Address
- 60 Nelson Place, 1 North Newark, Essex County, New Jersey, 07102 United States
- Coordinates: 40°50′05″N 74°15′26″W﻿ / ﻿40.834749°N 74.257244°W

District information
- Grades: Vocational
- Superintendent: James Pedersen
- Business administrator: Bernetta Davis
- Schools: 3

Students and staff
- Enrollment: 2,340 (as of 2020–21)
- Faculty: 181.0 FTEs
- Student–teacher ratio: 12.9:1

Other information
- District Factor Group: NA
- Website: www.essextech.org
| Ind. | Per pupil | District spending | Rank (*) | Vocational average | %± vs. average |
| 1A | Total Spending | $23,530 | 12 | $18,891 | 24.6% |
| 1 | Budgetary Cost | 17,583 | 13 | 17,296 | 1.7% |
| 2 | Classroom Instruction | 8,917 | 11 | 9,045 | −1.4% |
| 6 | Support Services | 2,151 | 12 | 2,269 | −5.2% |
| 8 | Administrative Cost | 2,807 | 13 | 2,353 | 19.3% |
| 10 | Operations & Maintenance | 3,150 | 13 | 3,014 | 4.5% |
| 13 | Extracurricular Activities | 468 | 12 | 464 | 0.9% |
| 16 | Median Teacher Salary | 65,120 | 15 | 65,035 |
Data from NJDoE 2014 Taxpayers' Guide to Education Spending. *Of Vocational districts with any number of students. Lowest spending=1; Highest=21

= Essex County Schools of Technology =

Technical school district in Essex County, New Jersey, US

The Essex County Schools of Technology (formerly known as Essex County Vocational Technical Schools) is a regional public school district headquartered in Newark that offers occupational and academic instruction for public high school and adult students in Essex County, in the U.S. state of New Jersey. Founded in 1914, the district is one of the state's largest and oldest vocational education system.

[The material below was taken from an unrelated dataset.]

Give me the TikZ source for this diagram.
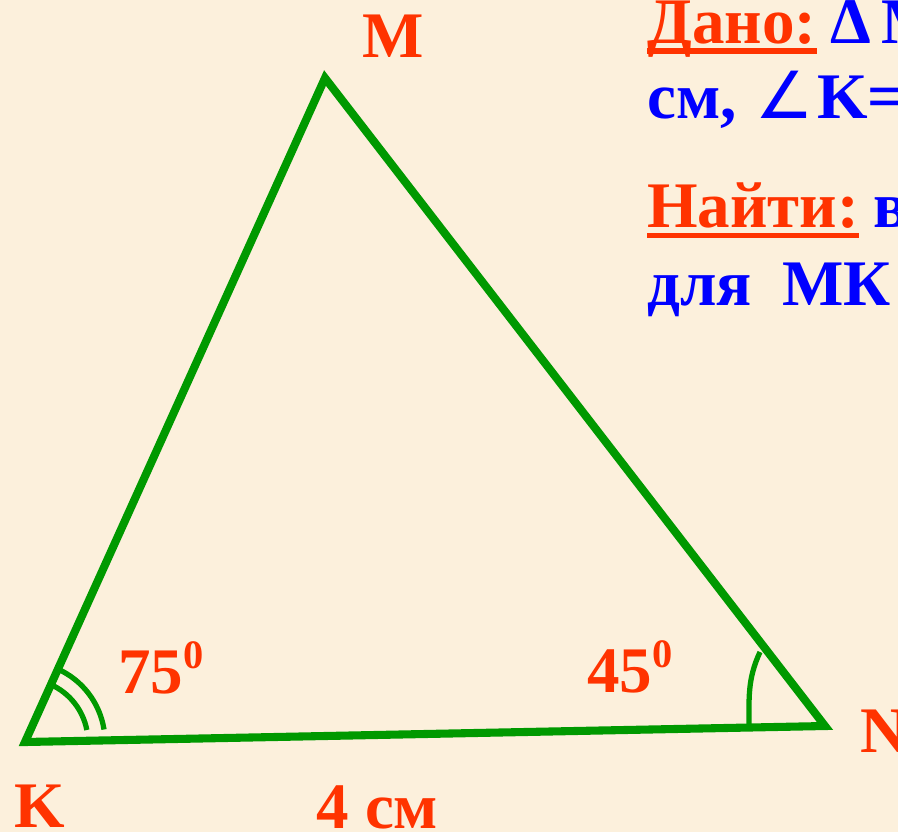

As of the 2020–21 school year, the district, comprising three schools, had an enrollment of 2,340 students and 181.0 classroom teachers (on an FTE basis), for a student–teacher ratio of 12.9:1.

All high schools provide academic and occupational programs for ninth through twelfth grades, offering both full and shared time to both general education and special education students.

It has been announced by ECVTS the opening of the newly constructed Donald M. Payne Sr. School of Technology in Newark, NJ will be in September 2018. The newly built school will serve as the home of current students from Bloomfield Tech and North 13th Street as ECVTS will close both sites.

==Awards and recognition==
During the 2009-10 school year, Bloomfield Tech High School was awarded the National Blue Ribbon School Award of Excellence by the United States Department of Education, the highest award an American school can receive.

During the 2012-13 academic year, West Caldwell Tech High School was recognized as a Blue Ribbon School Award of Excellence by the U.S. Department of Education, one of 17 schools in the state to receive the award that year.

In 2015, both Bloomfield Tech and Newark Tech were recognized with the National Blue Ribbon School Award of Excellence.

==Schools==
The district consists of the following three high schools (with 2020–21 enrollment data from the National Center for Education Statistics), which are:
- Donald M. Payne Sr. School of Technology in Newark, with 1,291 students in grades 9-12
  - Eric Love, Principal
- Newark Tech High School in Newark, with 716 students in grades 9-12
  - Carmen Morales, Principal
- West Caldwell Tech in West Caldwell, with 336 students in grades 9-12
  - Ayisha Ingram-Robinson, Principal

The district offers adult programs in the evening at the Newark Tech and Donald M. Payne Tech centers.

===Defunct schools===
- Bloomfield Tech High School in Bloomfield (Closed)
- Irvington Tech in Irvington (Closed in 1989)
- North 13th Street Tech in Newark (Closed)

==Administration==
Core members of the district's administration are:
- James Pedersen, superintendent of schools
- Bernetta Davis, business administrator / board secretary

==Board of education==
The Board of Education is composed of seven members. The Board of Education is appointed by the Essex County Executive with the advice and consent of the Board of County Commissioners.